Best Credit Card Travel Miles: What They Are and How to Find the Right Fit
Travel miles credit cards promise free flights, upgrades, and hotel stays — but "best" means something different depending on who's asking. Before comparing cards, it helps to understand how travel miles actually work, what separates a strong rewards program from a weak one, and which personal financial factors determine what you'll realistically qualify for and benefit from.
What Are Credit Card Travel Miles?
Travel miles — sometimes called points or rewards — are a form of currency earned by spending on a travel rewards credit card. For every dollar (or set of dollars) you spend, the card awards a certain number of miles. Those miles can be redeemed for:
- Flights (through the card's travel portal or airline partners)
- Hotel stays
- Statement credits toward travel purchases
- Seat upgrades or airport lounge access
Not all miles are equal. Airline co-branded cards tie your miles to a specific airline's loyalty program, which can yield high value if you already fly that carrier. General travel cards issue miles that work across multiple airlines and travel platforms, offering more flexibility but sometimes lower per-mile value when redeemed.
The redemption value of a mile typically ranges widely depending on how you use it. Transferring points to airline partners often unlocks the highest value. Booking through a card's own travel portal is simpler but may return less per mile.
How Miles Accumulate: Earning Rates and Bonus Categories ✈️
Cards don't award the same rate on every purchase. Most travel cards use a tiered earning structure:
| Spending Category | Typical Earning Rate |
|---|---|
| Travel (flights, hotels, car rentals) | Higher multiplier |
| Dining and restaurants | Higher multiplier |
| Everyday purchases (groceries, gas) | Varies by card |
| Everything else | Base rate (often 1x) |
Some cards also offer a welcome bonus — a large lump of miles awarded after you spend a set amount within the first few months of account opening. These bonuses can represent significant value, but they come with spending requirements that may or may not align with your normal habits.

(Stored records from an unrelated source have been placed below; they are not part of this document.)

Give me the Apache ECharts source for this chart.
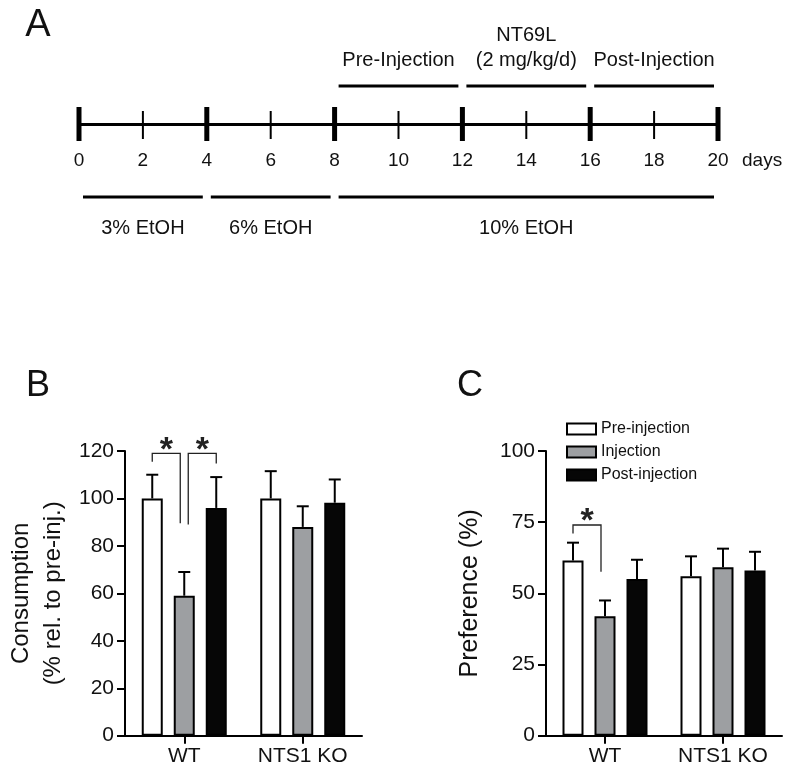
<!DOCTYPE html>
<html><head><meta charset="utf-8">
<script src="https://cdn.jsdelivr.net/npm/echarts@6/dist/echarts.min.js"></script>
<style>html,body{margin:0;padding:0;background:#fff}#c{width:800px;height:778px}</style>
</head><body><div id="c"></div>
<script>
// ---------- Panel A: timeline ----------
const timelineDays = [0, 2, 4, 6, 8, 10, 12, 14, 16, 18, 20];
const majorDays = [0, 4, 8, 12, 16, 20];
const topPeriodLabels = [['Pre-Injection'], ['NT69L', '(2 mg/kg/d)'], ['Post-Injection']];
const topPeriodStart = [8, 12, 16];
const topPeriodEnd = [12, 16, 20];
const bottomPeriodLabels = ['3% EtOH', '6% EtOH', '10% EtOH'];
const bottomPeriodStart = [0, 4, 8];
const bottomPeriodEnd = [4, 8, 20];

// ---------- Panels B and C ----------
const groups = ['WT', 'NTS1 KO'];
const phases = ['Pre-injection', 'Injection', 'Post-injection'];

const consumptionPre = [100, 100];
const consumptionInj = [59, 88];
const consumptionPost = [96, 98.2];
const consumptionPreErr = [10, 11.5];
const consumptionInjErr = [10, 8.7];
const consumptionPostErr = [13, 9.8];

const preferencePre = [61.5, 56];
const preferenceInj = [42, 59.2];
const preferencePost = [55, 58];
const preferencePreErr = [6.3, 7];
const preferenceInjErr = [5.5, 6.5];
const preferencePostErr = [6.8, 6.6];

// significance brackets: [group, fromBar, toBar, topY, leftEndY, rightEndY]
const sigConsumption = [[0, 0, 1, 119, 115.5, 89.5], [0, 1, 2, 119, 89, 114.7]];
const sigPreference = [[0, 0, 1, 74, 71, 57.6]];

// ---------- styling ----------
const FONT = 'Liberation Sans, Arial, Helvetica, sans-serif';
const BAR_W = 21, BAR_GAP = 11, BAR_STEP = BAR_W + BAR_GAP, CAP = 6, SPLIT = 4;
const COLORS = ['#ffffff', '#9d9fa2', '#060606'];
const TXT = '#111';

const chart = echarts.init(document.getElementById('c'), null, {renderer: 'canvas'});

function tickRender(params, api) {
  const d = api.value(0);
  const p = api.coord([d, 0]);
  const major = majorDays.indexOf(d) >= 0;
  const up = major ? 17 : 13, dn = major ? 17 : 15;
  return {type: 'line', shape: {x1: p[0], y1: p[1] - up, x2: p[0], y2: p[1] + dn},
    style: {stroke: '#000', lineWidth: major ? 5 : 2}};
}
function periodRender(isTop) {
  return function (params, api) {
    const i = params.dataIndex;
    const p0 = api.coord([api.value(0), 0]);
    const p1 = api.coord([api.value(1), 0]);
    const y0 = p0[1];
    const children = [];
    const ly = isTop ? y0 - 38 : y0 + 73;
    children.push({type: 'line', shape: {x1: p0[0] + 4, y1: ly, x2: p1[0] - 4, y2: ly},
      style: {stroke: '#000', lineWidth: 3}});
    const cx = (p0[0] + p1[0]) / 2;
    if (isTop) {
      const lines = topPeriodLabels[i];
      lines.forEach(function (t, k) {
        children.push({type: 'text', style: {text: t, x: cx, y: y0 - 64 - (lines.length - 1 - k) * 25,
          align: 'center', verticalAlign: 'middle', fontSize: 20, fontFamily: FONT, fill: TXT}});
      });
    } else {
      children.push({type: 'text', style: {text: bottomPeriodLabels[i], x: cx, y: y0 + 104,
        align: 'center', verticalAlign: 'middle', fontSize: 20, fontFamily: FONT, fill: TXT}});
    }
    return {type: 'group', children: children};
  };
}
function errRender(params, api) {
  const cat = api.value(0), v = api.value(1), e = api.value(2), bi = api.value(3);
  const base = api.coord([cat, v]);
  const top = api.coord([cat, v + e]);
  const x = base[0] + (bi - 1) * BAR_STEP;
  return {type: 'group', children: [
    {type: 'line', shape: {x1: x, y1: base[1], x2: x, y2: top[1]}, style: {stroke: '#000', lineWidth: 2}},
    {type: 'line', shape: {x1: x - CAP, y1: top[1], x2: x + CAP, y2: top[1]}, style: {stroke: '#000', lineWidth: 2}}
  ]};
}
function sigRender(params, api) {
  const cat = api.value(0), b0 = api.value(1), b1 = api.value(2);
  const c = api.coord([cat, api.value(3)]);
  let xl = c[0] + (b0 - 1) * BAR_STEP, xr = c[0] + (b1 - 1) * BAR_STEP;
  if (b0 === 1) xl += SPLIT;
  if (b1 === 1) xr -= SPLIT;
  const yT = c[1];
  const yL = api.coord([cat, api.value(4)])[1];
  const yR = api.coord([cat, api.value(5)])[1];
  return {type: 'group', children: [
    {type: 'polyline', shape: {points: [[xl, yL], [xl, yT], [xr, yT], [xr, yR]]},
      style: {stroke: '#222', lineWidth: 1.3, fill: null}},
    {type: 'text', style: {text: '*', x: (xl + xr) / 2, y: yT - 11 + 8, align: 'center', verticalAlign: 'middle',
      fontSize: 34, fontWeight: 'bold', fontFamily: FONT, fill: '#222'}}
  ]};
}
function errData(vals, errs, bi) {
  return vals.map(function (v, i) { return [i, v, errs[i], bi]; });
}
function barSeries(name, data, idx, ax) {
  return {type: 'bar', name: name, data: data, xAxisIndex: ax, yAxisIndex: ax,
    barWidth: BAR_W, barGap: (BAR_GAP / BAR_W * 100) + '%',
    itemStyle: {color: COLORS[idx], borderColor: '#000', borderWidth: 2}, emphasis: {disabled: true}, z: 2};
}
function catAxis(ax) {
  return {type: 'category', gridIndex: ax, data: groups,
    axisLine: {show: true, lineStyle: {color: '#000', width: 2}},
    axisTick: {show: true, alignWithLabel: true, length: 8, lineStyle: {color: '#000', width: 2}},
    axisLabel: {color: TXT, fontSize: 21, fontFamily: FONT, margin: 10},
    splitLine: {show: false}};
}
function valAxis(ax, max, interval, name, gap) {
  return {type: 'value', gridIndex: ax, min: 0, max: max, interval: interval,
    name: name, nameLocation: 'middle', nameRotate: 90, nameGap: gap,
    nameTextStyle: {color: TXT, fontSize: ax === 1 ? 24 : 25, fontFamily: FONT, lineHeight: 32},
    axisLine: {show: true, lineStyle: {color: '#000', width: 2}},
    axisTick: {show: true, length: 8, lineStyle: {color: '#000', width: 2}},
    axisLabel: {color: TXT, fontSize: 21, fontFamily: FONT, margin: 11},
    splitLine: {show: false}};
}

const option = {
  backgroundColor: '#fff',
  animation: false,
  textStyle: {fontFamily: FONT},
  graphic: [
    {type: 'text', x: 38, y: 26, style: {text: 'A', fontSize: 38, fontFamily: FONT, fill: '#111', align: 'center', verticalAlign: 'middle'}},
    {type: 'text', x: 38, y: 386, style: {text: 'B', fontSize: 36, fontFamily: FONT, fill: '#111', align: 'center', verticalAlign: 'middle'}},
    {type: 'text', x: 470, y: 386, style: {text: 'C', fontSize: 36, fontFamily: FONT, fill: '#111', align: 'center', verticalAlign: 'middle'}}
  ],
  legend: {
    data: phases, orient: 'vertical', left: 566, top: 421, itemWidth: 29, itemHeight: 11, itemGap: 7,
    padding: 0, icon: 'rect', selectedMode: false,
    itemStyle: {borderColor: '#000', borderWidth: 2},
    textStyle: {color: TXT, fontSize: 16, fontFamily: FONT}
  },
  grid: [
    {left: 79, width: 639, top: 24, height: 100},
    {left: 125, width: 237, top: 451, bottom: 42.3},
    {left: 546, width: 236, top: 451, bottom: 42.3}
  ],
  xAxis: [
    {type: 'value', gridIndex: 0, min: 0, max: 20, interval: 2,
      axisLine: {show: true, lineStyle: {color: '#000', width: 3}},
      axisTick: {show: false}, splitLine: {show: false},
      axisLabel: {color: TXT, fontSize: 19, fontFamily: FONT, margin: 27},
      name: 'days', nameLocation: 'end', nameGap: 24,
      nameTextStyle: {color: TXT, fontSize: 19, fontFamily: FONT, align: 'left', verticalAlign: 'top', padding: [27, 0, 0, 0]}},
    catAxis(1), catAxis(2)
  ],
  yAxis: [
    {type: 'value', gridIndex: 0, min: 0, max: 1, show: false},
    valAxis(1, 120, 20, 'Consumption\n(% rel. to pre-inj.)', 56),
    valAxis(2, 100, 25, 'Preference (%)', 60)
  ],
  series: [
    {type: 'custom', xAxisIndex: 0, yAxisIndex: 0, renderItem: tickRender,
      data: timelineDays.map(function (d) { return [d, 0]; }), encode: {x: 0, y: 1}, silent: true},
    {type: 'custom', xAxisIndex: 0, yAxisIndex: 0, renderItem: periodRender(true),
      data: topPeriodStart.map(function (s, i) { return [s, topPeriodEnd[i]]; }), encode: {x: [0, 1]}, silent: true},
    {type: 'custom', xAxisIndex: 0, yAxisIndex: 0, renderItem: periodRender(false),
      data: bottomPeriodStart.map(function (s, i) { return [s, bottomPeriodEnd[i]]; }), encode: {x: [0, 1]}, silent: true},

    barSeries(phases[0], consumptionPre, 0, 1),
    barSeries(phases[1], consumptionInj, 1, 1),
    barSeries(phases[2], consumptionPost, 2, 1),
    {type: 'custom', xAxisIndex: 1, yAxisIndex: 1, renderItem: errRender, z: 3, silent: true, encode: {x: 0, y: 1},
      data: errData(consumptionPre, consumptionPreErr, 0).concat(errData(consumptionInj, consumptionInjErr, 1), errData(consumptionPost, consumptionPostErr, 2))},
    {type: 'custom', xAxisIndex: 1, yAxisIndex: 1, renderItem: sigRender, z: 3, silent: true, encode: {x: 0, y: 3},
      data: sigConsumption},

    barSeries(phases[0], preferencePre, 0, 2),
    barSeries(phases[1], preferenceInj, 1, 2),
    barSeries(phases[2], preferencePost, 2, 2),
    {type: 'custom', xAxisIndex: 2, yAxisIndex: 2, renderItem: errRender, z: 3, silent: true, encode: {x: 0, y: 1},
      data: errData(preferencePre, preferencePreErr, 0).concat(errData(preferenceInj, preferenceInjErr, 1), errData(preferencePost, preferencePostErr, 2))},
    {type: 'custom', xAxisIndex: 2, yAxisIndex: 2, renderItem: sigRender, z: 3, silent: true, encode: {x: 0, y: 3},
      data: sigPreference}
  ]
};
chart.setOption(option);
</script>
</body></html>
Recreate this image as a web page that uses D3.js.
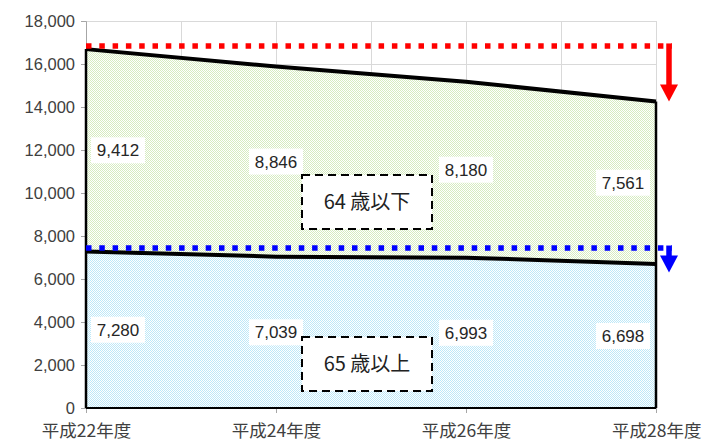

Annual fees are a key variable. Premium travel cards often carry higher fees and deliver richer rewards; no-annual-fee travel cards offer more modest returns. Whether a fee is worth paying depends entirely on how much you spend, where you spend it, and which benefits you'll actually use.
What Separates a Strong Travel Miles Card From a Weak One
When evaluating travel cards, experienced cardholders focus on a handful of factors beyond the headline bonus:
- Transfer partners: Cards that let you move miles to airline and hotel loyalty programs often produce the best value — but only if you'll use those partners.
- Redemption flexibility: Can you redeem for any airline, or only one? Is there a minimum redemption threshold?
- Expiration rules: Some miles expire after inactivity; others don't.
- Travel protections: Trip delay insurance, lost luggage reimbursement, and travel accident coverage add real value that doesn't show up in earning rates.
- Foreign transaction fees: If you travel internationally, a card that charges fees on foreign purchases quietly erodes your rewards.
The Personal Credit Variables That Determine Your Options 🔍
This is where "best" becomes individual. The travel cards with the most generous rewards programs are typically designed for applicants with established, healthy credit profiles. Issuers review several factors:
Credit score range: Scores are grouped into general bands — building, fair, good, very good, exceptional. Cards with premium travel rewards tend to target the higher bands. Applicants with scores in lower ranges may qualify for travel cards with more limited earning rates or lower credit limits.
Credit utilization: This is the percentage of your available revolving credit you're currently using. High utilization — generally above 30% — can suppress your score and signal risk to issuers, affecting both approval odds and the credit limit you're offered.
Length of credit history: Issuers look at how long your oldest account has been open, the average age of all your accounts, and whether you have a mix of credit types. A thin credit file with few accounts or a short history may limit which travel cards are accessible.
Income and debt obligations: Issuers consider your stated income alongside existing debt payments. A higher income relative to your debts supports a stronger application — and often a higher credit limit, which matters because it affects your utilization ratio.
Recent hard inquiries: Every time you apply for credit, a hard inquiry appears on your report. Multiple recent applications can signal financial stress and temporarily lower your score.
Different Profiles Lead to Different Starting Points
Someone with a long credit history, low utilization, and a score in the upper ranges is likely to be considered for cards with the richest earning structures, the most valuable transfer partners, and the most robust travel protections. Their "best" card might be a premium product with a substantial annual fee that pays for itself through benefits they'll actually use.
Someone earlier in their credit journey — fewer accounts, shorter history, or a score in the mid-range — may find that travel cards available to them offer simpler, more modest rewards. Starting with a card that's attainable and building from there is how many people eventually access the premium tier.
Someone rebuilding credit may need to focus first on credit health before travel rewards are a realistic consideration at all.
The miles programs most worth having are the ones attached to cards you can actually qualify for, that fit your spending habits, and whose benefits you'll realistically use. That calculation starts with an honest look at where your credit profile stands right now.